◆ INFORMATION SHOWN ◆
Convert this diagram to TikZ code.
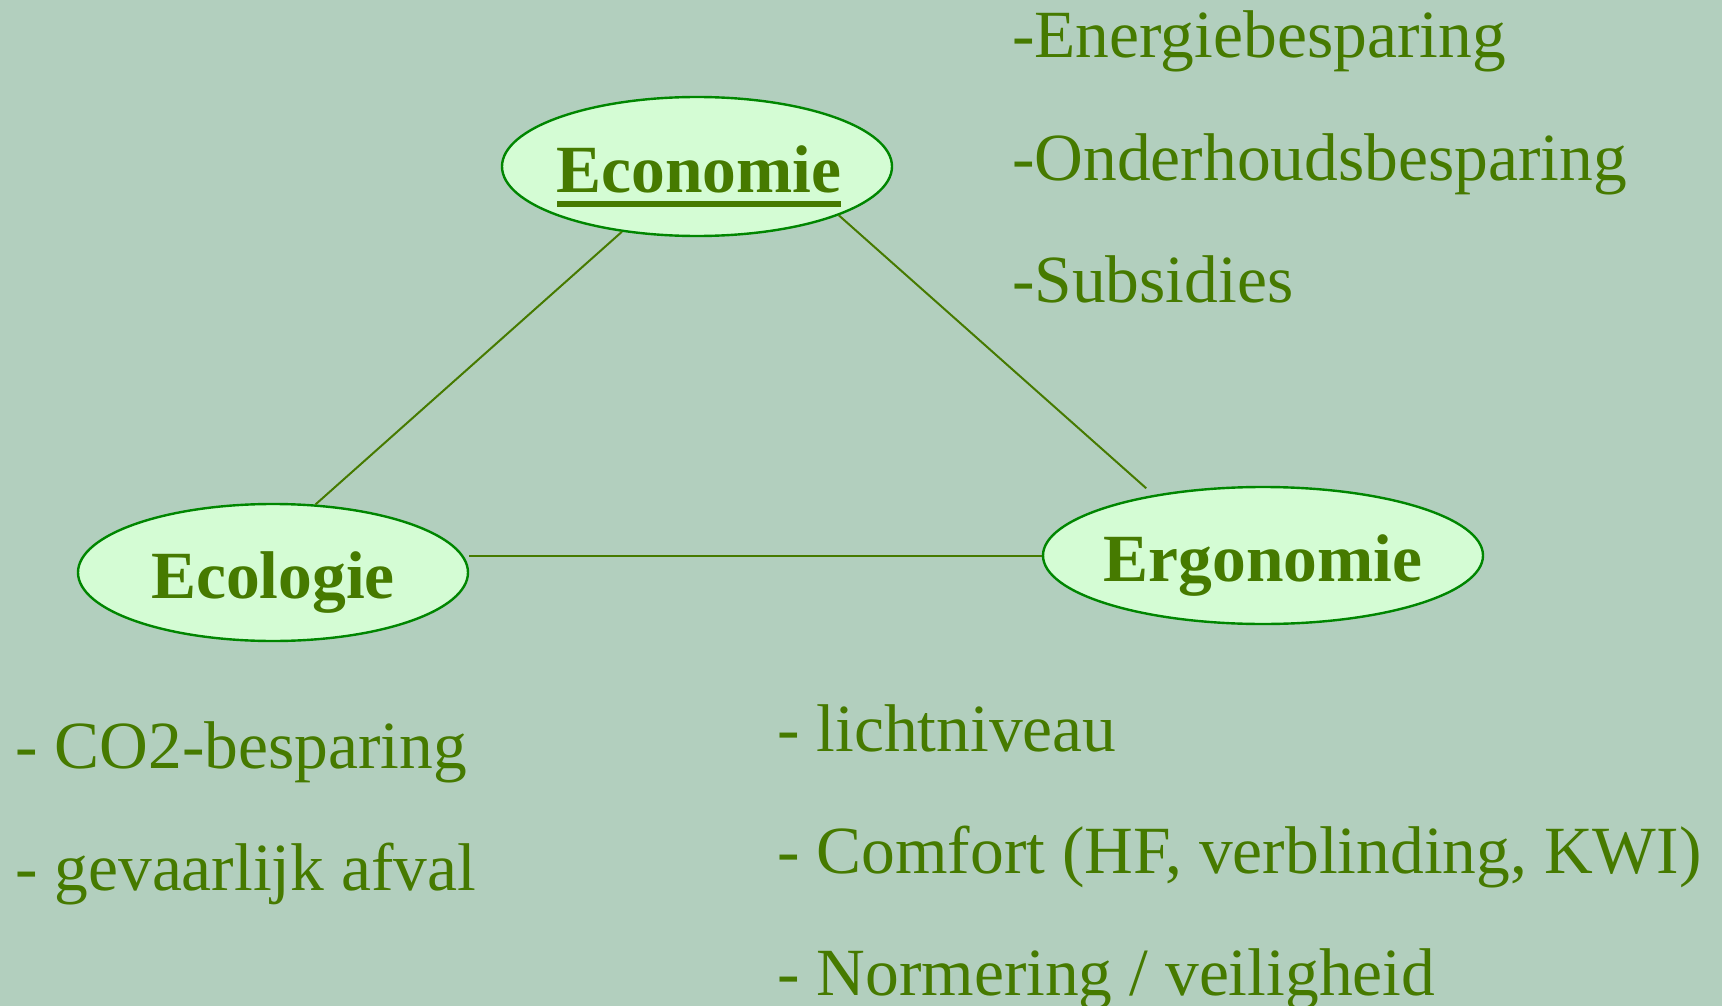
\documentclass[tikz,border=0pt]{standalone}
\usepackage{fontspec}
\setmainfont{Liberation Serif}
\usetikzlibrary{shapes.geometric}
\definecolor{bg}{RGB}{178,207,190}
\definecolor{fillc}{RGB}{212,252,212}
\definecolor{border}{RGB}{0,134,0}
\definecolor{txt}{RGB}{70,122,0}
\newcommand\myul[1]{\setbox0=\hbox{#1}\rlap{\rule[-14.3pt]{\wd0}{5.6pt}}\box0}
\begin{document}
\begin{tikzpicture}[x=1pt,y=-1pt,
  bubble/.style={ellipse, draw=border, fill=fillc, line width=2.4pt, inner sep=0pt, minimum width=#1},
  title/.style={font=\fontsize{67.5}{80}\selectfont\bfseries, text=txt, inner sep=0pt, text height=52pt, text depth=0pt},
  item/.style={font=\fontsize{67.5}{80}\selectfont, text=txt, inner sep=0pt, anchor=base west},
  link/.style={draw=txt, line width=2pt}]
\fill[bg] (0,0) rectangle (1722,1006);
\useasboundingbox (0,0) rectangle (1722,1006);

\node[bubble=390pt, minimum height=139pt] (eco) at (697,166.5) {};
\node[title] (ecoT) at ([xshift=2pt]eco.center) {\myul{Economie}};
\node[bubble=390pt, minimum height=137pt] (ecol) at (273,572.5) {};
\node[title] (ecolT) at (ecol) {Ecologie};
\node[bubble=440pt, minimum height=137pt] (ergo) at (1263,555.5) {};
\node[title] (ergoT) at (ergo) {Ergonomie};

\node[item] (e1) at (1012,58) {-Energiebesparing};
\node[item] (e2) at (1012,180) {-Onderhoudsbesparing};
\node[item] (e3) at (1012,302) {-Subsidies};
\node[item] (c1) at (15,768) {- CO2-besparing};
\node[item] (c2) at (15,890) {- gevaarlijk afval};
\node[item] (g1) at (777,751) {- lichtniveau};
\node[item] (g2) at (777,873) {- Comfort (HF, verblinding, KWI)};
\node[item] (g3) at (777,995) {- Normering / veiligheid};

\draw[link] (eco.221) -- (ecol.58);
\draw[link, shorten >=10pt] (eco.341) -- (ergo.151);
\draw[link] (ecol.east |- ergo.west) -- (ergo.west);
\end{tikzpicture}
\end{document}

◆ YOUR OBJECTIVE ◆
Reproduce every line exactly and omit all pictures.

◆ FULL SOLUTION ◆
Convert this diagram to TikZ code.
\documentclass[tikz,border=0pt]{standalone}
\usepackage{fontspec}
\setmainfont{Liberation Serif}
\usetikzlibrary{shapes.geometric}
\definecolor{bg}{RGB}{178,207,190}
\definecolor{fillc}{RGB}{212,252,212}
\definecolor{border}{RGB}{0,134,0}
\definecolor{txt}{RGB}{70,122,0}
\newcommand\myul[1]{\setbox0=\hbox{#1}\rlap{\rule[-14.3pt]{\wd0}{5.6pt}}\box0}
\begin{document}
\begin{tikzpicture}[x=1pt,y=-1pt,
  bubble/.style={ellipse, draw=border, fill=fillc, line width=2.4pt, inner sep=0pt, minimum width=#1},
  title/.style={font=\fontsize{67.5}{80}\selectfont\bfseries, text=txt, inner sep=0pt, text height=52pt, text depth=0pt},
  item/.style={font=\fontsize{67.5}{80}\selectfont, text=txt, inner sep=0pt, anchor=base west},
  link/.style={draw=txt, line width=2pt}]
\fill[bg] (0,0) rectangle (1722,1006);
\useasboundingbox (0,0) rectangle (1722,1006);

\node[bubble=390pt, minimum height=139pt] (eco) at (697,166.5) {};
\node[title] (ecoT) at ([xshift=2pt]eco.center) {\myul{Economie}};
\node[bubble=390pt, minimum height=137pt] (ecol) at (273,572.5) {};
\node[title] (ecolT) at (ecol) {Ecologie};
\node[bubble=440pt, minimum height=137pt] (ergo) at (1263,555.5) {};
\node[title] (ergoT) at (ergo) {Ergonomie};

\node[item] (e1) at (1012,58) {-Energiebesparing};
\node[item] (e2) at (1012,180) {-Onderhoudsbesparing};
\node[item] (e3) at (1012,302) {-Subsidies};
\node[item] (c1) at (15,768) {- CO2-besparing};
\node[item] (c2) at (15,890) {- gevaarlijk afval};
\node[item] (g1) at (777,751) {- lichtniveau};
\node[item] (g2) at (777,873) {- Comfort (HF, verblinding, KWI)};
\node[item] (g3) at (777,995) {- Normering / veiligheid};

\draw[link] (eco.221) -- (ecol.58);
\draw[link, shorten >=10pt] (eco.341) -- (ergo.151);
\draw[link] (ecol.east |- ergo.west) -- (ergo.west);
\end{tikzpicture}
\end{document}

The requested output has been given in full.